Kurys, en una escena clave donde Alfred detiene los gestos de abrupta pasión (al parecer ideológica) ofrecidos por George para hacerla pasiva de sus caricias, utiliza la lectura que Baudelaire hizo de George Sand: la de una moralista que ejerce una contramoral, la de una libertaria a la que le falta algo. El tópico de que la mujer emancipada es frígida o, si se utilizan términos más modernos, alguien cuya obra ocupa el lugar de su goce, fue siempre un lugar común del que fueron víctimas desde Virginia Woolf hasta Simone de Beauvoir pasando por Anaïs Nin.

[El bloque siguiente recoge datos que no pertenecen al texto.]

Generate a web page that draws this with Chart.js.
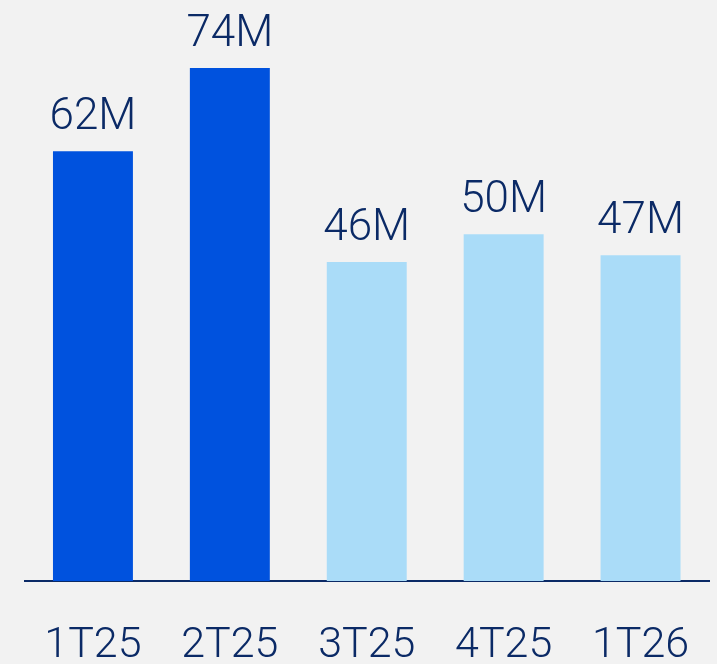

La marca feminista retorna en una escena que parece una alegoría de la igualdad entre los sexos: antes de ser amantes George y Alfred pasan la noche juntos leyéndose sus obras uno al otro, aunque resulta capcioso el hecho de que amanezcan profundamente dormidos.

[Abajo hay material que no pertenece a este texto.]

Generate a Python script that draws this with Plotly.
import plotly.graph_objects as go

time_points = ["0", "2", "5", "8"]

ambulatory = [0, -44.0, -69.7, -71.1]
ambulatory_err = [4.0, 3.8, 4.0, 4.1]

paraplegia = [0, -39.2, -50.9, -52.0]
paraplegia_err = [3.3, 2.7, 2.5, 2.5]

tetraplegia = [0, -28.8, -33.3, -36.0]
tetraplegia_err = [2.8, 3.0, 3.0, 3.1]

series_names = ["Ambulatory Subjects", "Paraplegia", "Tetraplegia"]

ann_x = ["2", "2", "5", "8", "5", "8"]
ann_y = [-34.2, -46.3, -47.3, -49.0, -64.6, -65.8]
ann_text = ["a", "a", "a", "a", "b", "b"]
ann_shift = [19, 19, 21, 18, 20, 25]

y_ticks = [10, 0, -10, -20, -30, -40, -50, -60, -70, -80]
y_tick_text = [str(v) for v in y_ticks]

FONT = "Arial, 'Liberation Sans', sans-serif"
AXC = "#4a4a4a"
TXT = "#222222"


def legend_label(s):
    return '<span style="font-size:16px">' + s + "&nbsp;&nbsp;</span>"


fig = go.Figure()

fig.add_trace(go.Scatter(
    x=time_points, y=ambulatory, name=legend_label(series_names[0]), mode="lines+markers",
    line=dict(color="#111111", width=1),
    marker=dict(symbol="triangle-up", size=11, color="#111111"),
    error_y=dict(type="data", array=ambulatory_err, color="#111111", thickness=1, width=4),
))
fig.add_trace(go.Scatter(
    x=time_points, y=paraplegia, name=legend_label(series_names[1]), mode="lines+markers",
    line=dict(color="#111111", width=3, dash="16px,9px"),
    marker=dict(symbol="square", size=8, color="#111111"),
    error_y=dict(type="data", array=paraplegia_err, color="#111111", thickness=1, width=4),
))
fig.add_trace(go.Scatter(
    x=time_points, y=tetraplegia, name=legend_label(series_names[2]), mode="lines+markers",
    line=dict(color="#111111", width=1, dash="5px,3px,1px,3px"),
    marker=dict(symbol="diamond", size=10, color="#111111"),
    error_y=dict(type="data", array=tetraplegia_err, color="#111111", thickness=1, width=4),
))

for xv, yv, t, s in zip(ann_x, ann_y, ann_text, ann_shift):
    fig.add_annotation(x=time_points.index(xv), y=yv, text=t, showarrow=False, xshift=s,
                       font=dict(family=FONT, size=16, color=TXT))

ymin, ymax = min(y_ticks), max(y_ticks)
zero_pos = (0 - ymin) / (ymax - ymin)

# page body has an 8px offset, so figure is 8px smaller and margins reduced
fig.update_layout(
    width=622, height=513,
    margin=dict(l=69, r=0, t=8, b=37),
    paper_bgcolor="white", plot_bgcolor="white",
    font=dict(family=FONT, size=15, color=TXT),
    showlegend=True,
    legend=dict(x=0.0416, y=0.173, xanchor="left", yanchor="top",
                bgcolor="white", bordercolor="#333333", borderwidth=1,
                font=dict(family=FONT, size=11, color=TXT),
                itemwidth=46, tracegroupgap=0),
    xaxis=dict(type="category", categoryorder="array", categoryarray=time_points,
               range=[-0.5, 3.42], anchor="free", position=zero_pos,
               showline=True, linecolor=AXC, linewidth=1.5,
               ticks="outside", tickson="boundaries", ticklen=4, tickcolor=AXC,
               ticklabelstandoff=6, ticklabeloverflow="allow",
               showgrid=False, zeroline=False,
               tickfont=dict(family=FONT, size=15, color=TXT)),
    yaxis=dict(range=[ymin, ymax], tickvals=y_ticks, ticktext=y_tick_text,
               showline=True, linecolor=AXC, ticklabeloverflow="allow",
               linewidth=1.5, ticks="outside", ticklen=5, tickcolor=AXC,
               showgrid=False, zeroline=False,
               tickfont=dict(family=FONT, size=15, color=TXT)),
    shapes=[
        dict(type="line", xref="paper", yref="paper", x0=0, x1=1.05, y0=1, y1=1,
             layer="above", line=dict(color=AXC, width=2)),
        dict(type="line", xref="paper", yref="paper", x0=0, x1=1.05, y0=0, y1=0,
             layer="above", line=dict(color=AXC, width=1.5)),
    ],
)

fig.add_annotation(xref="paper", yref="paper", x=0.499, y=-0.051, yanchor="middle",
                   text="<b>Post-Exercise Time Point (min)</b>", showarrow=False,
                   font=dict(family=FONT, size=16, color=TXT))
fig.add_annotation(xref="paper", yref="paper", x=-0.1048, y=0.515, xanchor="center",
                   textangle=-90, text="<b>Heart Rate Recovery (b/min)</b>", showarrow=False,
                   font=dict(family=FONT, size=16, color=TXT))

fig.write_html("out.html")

Diane Kurys quizás haya querido, a través de Los hijos del siglo, prenderse al éxito de El piano donde Jane Campion infiltró gran variedad de claves ideológicas de los debates entre los feminismos en un producto para el gran público. Carísima en todos sus aspectos de realización, energúmena en la recreación de vestuarios e interiores, Los hijos del siglo es pobre en los textos que a menudo bordean los de los libros de lectura escolar o de las biografías adaptadas para el lector masivo. Es preciso que el público sepa cuál es Delacroix, cuál George Planche, cuál Jules Nadeau –así que se los nombra– y que eso que es devuelto como señal de ruptura es un Fragonard –así que se lo muestra–. Tal vez en Francia esta película se dé en los colegios secundarios, lo cual es muy peligroso para las niñas. Aunque quizá no: ellas ya saben que para ser una mujer emancipada es necesario tanto llorar como hacer llorar.